Let $(M,g)$ be a Riemannian manifold, and let $S\subset M$ be a closed embedded totally geodesic submanifold. On any tubular neighbourhood where the nearest-point projection $\pi:U\to S$ is well-defined and smooth, the function

\begin{align*} r^2:U&\to \mathbb R, & r^2(x)&=d(x,S)^2 \end{align*}

satisfies the following second-variation formula, with a fixed parametrisation convention.

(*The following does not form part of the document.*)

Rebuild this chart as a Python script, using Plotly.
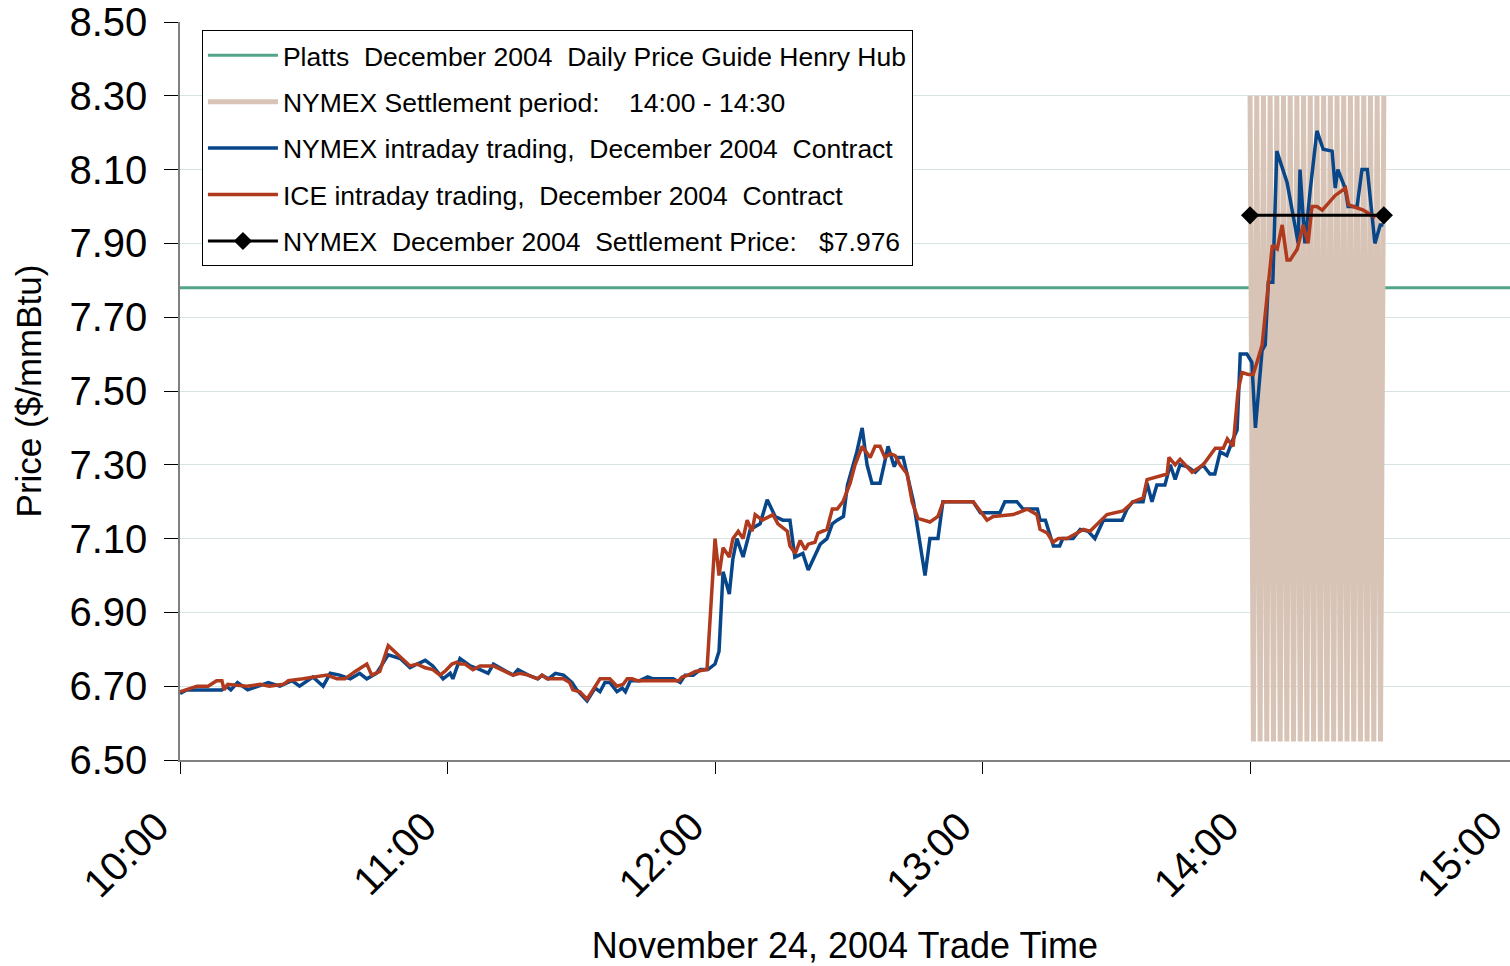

For $s\in S$ and a unit vector $n\in \nu_s(S)$, let $\operatorname{inj}^{\perp}_S(s,n)$ denote the supremum of all $a>0$ such that the normal geodesic $t\mapsto \exp_s(tn)$ is minimizing from $S$ and has no focal point to $S$ on $[0,a)$. If $x=\exp_s(\ell n)$ with $s\in S$, $n\in \nu_s(S)$, $|n|=1$, and $0<\ell<\operatorname{inj}^{\perp}_S(s,n)$, let

\begin{align*} \alpha(u)=\exp_s(u\ell n),\qquad 0\le u\le 1. \end{align*}

For $X\in T_xM$, let $J$ be the Jacobi field along $\alpha$ with $J(1)=X$ and initial boundary condition

\begin{align*} J(0)\in T_sS,\qquad (\nabla_{\dot\alpha}J(0))^\top=0, \end{align*}

where the second condition is the transversality condition for variations whose initial point is allowed to move in $S$. Then

\begin{align*} \frac{1}{2}\operatorname{Hess}_x(r^2)(X,X) = I_\alpha(J,J), \end{align*}

where, for this $[0,1]$ parametrisation,

\begin{align*} I_\alpha(J,J)=\int_0^1\left(|\nabla_{\dot\alpha}J|^2-\langle R(J,\dot\alpha)\dot\alpha,J\rangle\right)\,du. \end{align*}

Equivalently, if the same geodesic is parametrised by arclength $t\in[0,\ell]$, the right-hand side is $\ell$ times the corresponding arclength index form. Consequently, for every relatively compact tubular subneighbourhood $U'\Subset U$, there is a constant $C_{U'}>0$ such that

\begin{align*} \operatorname{Hess}_x(r^2)(X,X)\ge 2|X^\perp|^2-C_{U'} r(x)^2|X|^2 \end{align*}

for every $x\in U'$ and $X\in T_xM$, where $X^\perp$ denotes the component tangent to the normal fibre of $\pi$. This estimate gives a positive leading term in normal-fibre directions; it does not assert convexity in all directions, since tangent directions may be affected by the $O(r(x)^2)$ error. In the exact normal product model $S\times \mathbb R^k$, this inequality becomes the equality $\operatorname{Hess}(r^2)(X,X)=2|X^\perp|^2$.